A Saudi prince who negotiated a £40bn arms deal between Britain and Saudi Arabia received secret payments for over a decade, a BBC probe has found.
The UK’s biggest arms dealer, BAE Systems, paid hundreds of millions of pounds to the ex-Saudi ambassador to the US, Prince Bandar bin Sultan.
The payments were made with the full knowledge of the Ministry of Defence.
Prince Bandar “categorically” denied receiving any improper payments and BAE said it acted lawfully at all times”¦.
The investigation found that up to £120m a year was sent by BAE Systems from the UK into two Saudi embassy accounts in Washington.
The BBC’s Panorama programme has established that these accounts were actually a conduit to Prince Bandar for his role in the 1985 deal to sell more than 100 warplanes to Saudi Arabia.
The purpose of one of the accounts was to pay the expenses of the prince’s private Airbus.
David Caruso, an investigator who worked for the American bank where the accounts were held, said Prince Bandar had been taking money for his own personal use out of accounts that seemed to belong to his government.
He said: “There wasn’t a distinction between the accounts of the embassy, or official government accounts as we would call them, and the accounts of the royal family.”
Mr Caruso said he understood this had been going on for “years and years”.
“Hundreds of thousands and millions of dollars were involved,” he added.
— from this article
Prince Bandar is a friend of both Bushes (and the senior Bush does not deserve to be favorably compared to his son, as some may think, but deserves whipping for different reasons). He is a tennis partner of Colin Powell, and Sugar Daddy to so many in and out of Washington.
With his walking-around money, he has a knowing port-and-cigars look, a look that suggests that corruption is something that worldly gentlemen all accept, that powerful grownups realize it is unavoidable, that everyone does it. And besides, possibly even they might somehow, oh in some quite undetermined way, like a little help — with their favorite charity, or presidential library, or some help for a relative, nothing vulgarly direct mind you. Thus come those smiling donations for which the Al-Saud and their courtiers have become famous.
Bandar defended the ruling Al-Saud by suggesting it was not the fact of corruption, but rather, the extent of it, that mattered.
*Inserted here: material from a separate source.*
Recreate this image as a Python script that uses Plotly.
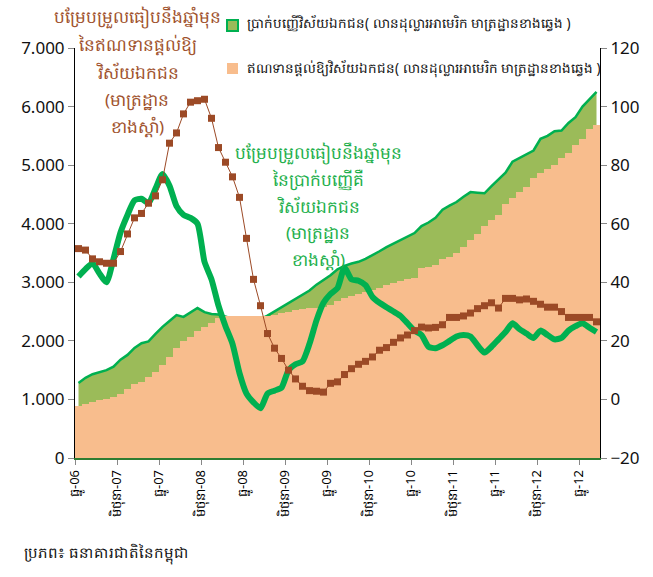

And then he would explain just how great were the riches flowing into Saudi Arabia, and so how, by comparison, even a billion or five or twenty, spread out among tens of thousands of Al-Saud princes, princelings, princelettes, was “a small price to pay” for continued stability in the Kingdom.
Well, if Bandar had $2 billion diverted to him alone, as is charged, does that strike you as still “in the ballpark” of what is reasonable, as Prince Bandar would say? Bandar must be furious that he was condemned, essentially, to be exiled to his own country when he was called back from Washington. For no worse exile exists for rich Saudis and other Arabs than to be forced to live, once they have enjoyed the freedoms of the West, in what now seem to them — though they can’t express it or perhaps even admit it to themselves — in the stifling hell-holes, no matter what the level of luxe, of their own countries. No worse exile exists for rich Arabs than to be forced to live in their own countries, no longer able to visit the West as combination Brother and Fun Fair. Everyone assumed that Saudi pressure had put paid to any news connected to the squashed investigation of the BAE Al-Yamamah scandal. Apparently, some were so outraged at this insult to Maitland, Coke, and Bracton, that they decided that even if British justice were not to be done, and were seen not to be done, still some of the most important details were going to be made known to the British public.
Bandar would no doubt dismiss this charge as coming “out of left field.” Taking the metaphoric field ourselves, in the bottom of the ninth, as the music swells and it looks like the Al-Saud are going to pull off yet another undeserved victory, this one a squeaker, what American or possibly British heart does not swell at the sight of Mighty Bandar striking out, while the home team has hit….what looks like…yes it is, a homer, and with bases loaded.